Fractional architecture is the natural response. Rather than carrying a permanent surplus of architectural capacity that the product backlog cannot saturate, organizations engage architectural expertise elastically — sized to match actual workload, filling in the gaps that traditional headcount models cannot smooth out. The model is not new. AI has simply made the underlying economics visible to organizations that were previously able to ignore them.

Restruct promotes elastic expertise: fractional architecture retainers, subscription operational models, modernization partnerships, and architecture-as-a-service structures. This is not specifically about consulting firms — it applies equally to SaaS companies, enterprise modernization teams, internal platform groups, and startups. Organizations increasingly purchase judgment, governance, sequencing, and architecture rather than raw implementation hours. The future software economy revolves around governed expertise capacity rather than industrial staffing expansion.
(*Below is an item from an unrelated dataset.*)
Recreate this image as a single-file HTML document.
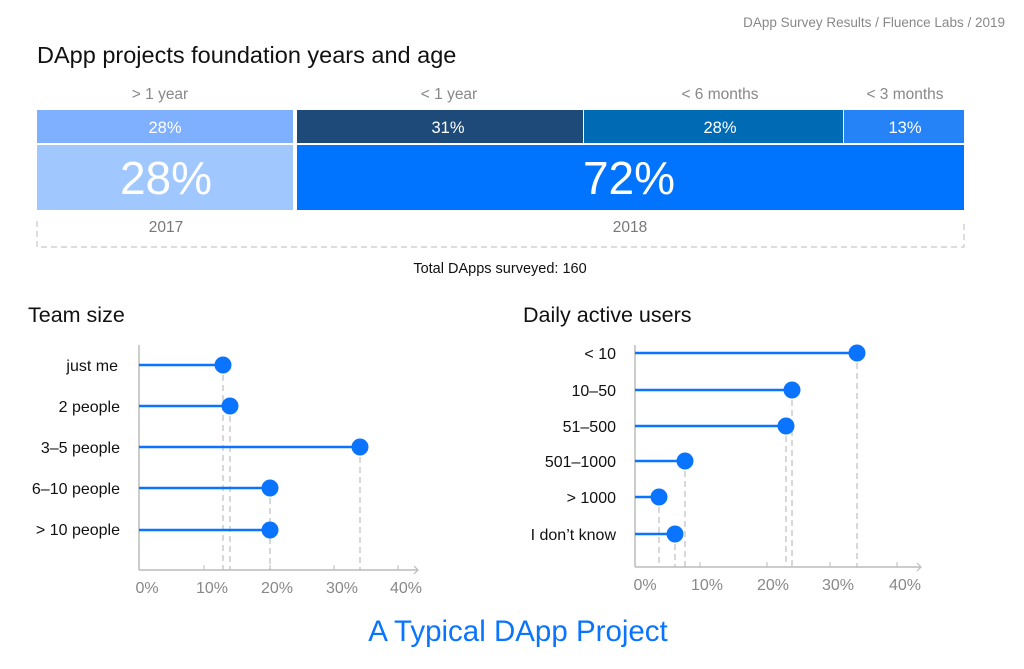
<!DOCTYPE html>
<html><head><meta charset="utf-8"><style>
body{margin:0;background:#fff;}
svg{display:block;font-family:"Liberation Sans",sans-serif;}
</style></head><body>
<svg width="1024" height="669" viewBox="0 0 1024 669">
<text x="1005" y="27" font-size="13.5" fill="#888" text-anchor="end">DApp Survey Results / Fluence Labs / 2019</text>
<text x="37" y="63" font-size="23.5" fill="#111">DApp projects foundation years and age</text>
<g font-size="15.5" fill="#888" text-anchor="middle">
<text x="160" y="99">&gt; 1 year</text>
<text x="449" y="99">&lt; 1 year</text>
<text x="720" y="99">&lt; 6 months</text>
<text x="905" y="99">&lt; 3 months</text>
</g>
<rect x="37" y="110" width="256" height="33" fill="#7fb0ff"/>
<rect x="297" y="110" width="286" height="33" fill="#1e4a79"/>
<rect x="584" y="110" width="259" height="33" fill="#006bb5"/>
<rect x="844" y="110" width="120" height="33" fill="#2683f7"/>
<rect x="37" y="145" width="256" height="65" fill="#a0c8ff"/>
<rect x="297" y="145" width="667" height="65" fill="#0074ff"/>
<g fill="#fff" text-anchor="middle">
<text x="165" y="133" font-size="16.5">28%</text>
<text x="448" y="133" font-size="16.5">31%</text>
<text x="720" y="133" font-size="16.5">28%</text>
<text x="905" y="133" font-size="16.5">13%</text>
<text x="166" y="194" font-size="46">28%</text>
<text x="629" y="194" font-size="46">72%</text>
</g>
<g font-size="15.5" fill="#777" text-anchor="middle">
<text x="166" y="232">2017</text>
<text x="630" y="232">2018</text>
</g>
<path d="M37 221V247H964V221" fill="none" stroke="#bbb" stroke-dasharray="6,4"/>
<text x="500" y="273" font-size="14.5" fill="#111" text-anchor="middle">Total DApps surveyed: 160</text>

<text x="28" y="322" font-size="21.5" fill="#111">Team size</text>
<text x="523" y="322" font-size="21.5" fill="#111">Daily active users</text>

<g stroke="#ccc" stroke-width="1.5" stroke-dasharray="6,4" fill="none">
<line x1="223" y1="365" x2="223" y2="570"/>
<line x1="230" y1="406" x2="230" y2="570"/>
<line x1="360" y1="447" x2="360" y2="570"/>
<line x1="270" y1="488" x2="270" y2="570"/>
</g>
<line x1="139" y1="345" x2="139" y2="570" stroke="#ccc" stroke-width="2"/>
<line x1="139" y1="570" x2="418" y2="570" stroke="#bbb" stroke-width="1.5"/>
<path d="M414 566L418 570L414 574" fill="none" stroke="#bbb" stroke-width="1.2"/>
<g stroke="#bbb" stroke-width="1"><line x1="204" y1="565" x2="204" y2="570"/><line x1="270" y1="565" x2="270" y2="570"/><line x1="334" y1="565" x2="334" y2="570"/><line x1="398" y1="565" x2="398" y2="570"/></g>
<g font-size="16" fill="#888" text-anchor="middle">
<text x="147" y="593">0%</text><text x="212" y="593">10%</text><text x="277" y="593">20%</text><text x="342" y="593">30%</text><text x="406" y="593">40%</text>
</g>
<g stroke="#0a74ff" stroke-width="2.5">
<line x1="139" y1="365" x2="223" y2="365"/>
<line x1="139" y1="406" x2="230" y2="406"/>
<line x1="139" y1="447" x2="360" y2="447"/>
<line x1="139" y1="488" x2="270" y2="488"/>
<line x1="139" y1="530" x2="270" y2="530"/>
</g>
<g fill="#0a74ff">
<circle cx="223" cy="365" r="8.5"/><circle cx="230" cy="406" r="8.5"/><circle cx="360" cy="447" r="8.5"/><circle cx="270" cy="488" r="8.5"/><circle cx="270" cy="530" r="8.5"/>
</g>
<g font-size="16" fill="#111" text-anchor="end">
<text x="118" y="371">just me</text><text x="120" y="412">2 people</text><text x="120" y="453">3–5 people</text><text x="120" y="494">6–10 people</text><text x="120" y="535">&gt; 10 people</text>
</g>

<g stroke="#ccc" stroke-width="1.5" stroke-dasharray="6,4" fill="none">
<line x1="857" y1="353" x2="857" y2="567"/>
<line x1="792" y1="390" x2="792" y2="567"/>
<line x1="786" y1="426" x2="786" y2="567"/>
<line x1="685" y1="461" x2="685" y2="567"/>
<line x1="659" y1="497" x2="659" y2="567"/>
<line x1="675" y1="534" x2="675" y2="567"/>
</g>
<line x1="635" y1="345" x2="635" y2="567" stroke="#ccc" stroke-width="2"/>
<line x1="635" y1="567" x2="921" y2="567" stroke="#bbb" stroke-width="1.5"/>
<path d="M917 563L921 567L917 571" fill="none" stroke="#bbb" stroke-width="1.2"/>
<g stroke="#bbb" stroke-width="1"><line x1="700" y1="562" x2="700" y2="567"/><line x1="767" y1="562" x2="767" y2="567"/><line x1="830" y1="562" x2="830" y2="567"/><line x1="897" y1="562" x2="897" y2="567"/></g>
<g font-size="16" fill="#888" text-anchor="middle">
<text x="645" y="590">0%</text><text x="707" y="590">10%</text><text x="773" y="590">20%</text><text x="838" y="590">30%</text><text x="905" y="590">40%</text>
</g>
<g stroke="#0a74ff" stroke-width="2.5">
<line x1="635" y1="353" x2="857" y2="353"/>
<line x1="635" y1="390" x2="792" y2="390"/>
<line x1="635" y1="426" x2="786" y2="426"/>
<line x1="635" y1="461" x2="685" y2="461"/>
<line x1="635" y1="497" x2="659" y2="497"/>
<line x1="635" y1="534" x2="675" y2="534"/>
</g>
<g fill="#0a74ff">
<circle cx="857" cy="353" r="8.5"/><circle cx="792" cy="390" r="8.5"/><circle cx="786" cy="426" r="8.5"/><circle cx="685" cy="461" r="8.5"/><circle cx="659" cy="497" r="8.5"/><circle cx="675" cy="534" r="8.5"/>
</g>
<g font-size="16" fill="#111" text-anchor="end">
<text x="616" y="359">&lt; 10</text><text x="616" y="396">10–50</text><text x="616" y="432">51–500</text><text x="616" y="467">501–1000</text><text x="616" y="503">&gt; 1000</text><text x="616" y="540">I don’t know</text>
</g>

<text x="518" y="641" font-size="29.5" fill="#0a74ff" text-anchor="middle">A Typical DApp Project</text>
</svg>
</body></html>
A related elasticity primitive worth naming explicitly: floating Staff Engineers attached to the Center of Excellence. Not every engineer in an organization will want to or should become an architect, and the methodology has been criticized — fairly — for offering a binary path of “become an Associate Architect or leave.” The floating Staff Engineer role is the third option. Staff Engineers do not sit on the Architect ladder; they hold high-leverage technical work that demands deep specialist fluency — database performance, distributed systems, platform internals, AI tooling itself — without being on the architectural-governance track. They float into Architecture Groups when those groups need their specific expertise, and they author production PRs directly because they are senior contributors with system-of-record authorization. This is not a demotion track or an exit ramp; it is an acknowledgment that architectural governance is one valuable function among several, and that organizations adopting Restruct rarely hit 100% Architect-track conversion. The Staff Engineer role is the graceful place to put the engineers the architecture ladder is not the right home for, without losing them or pretending the methodology fits everyone.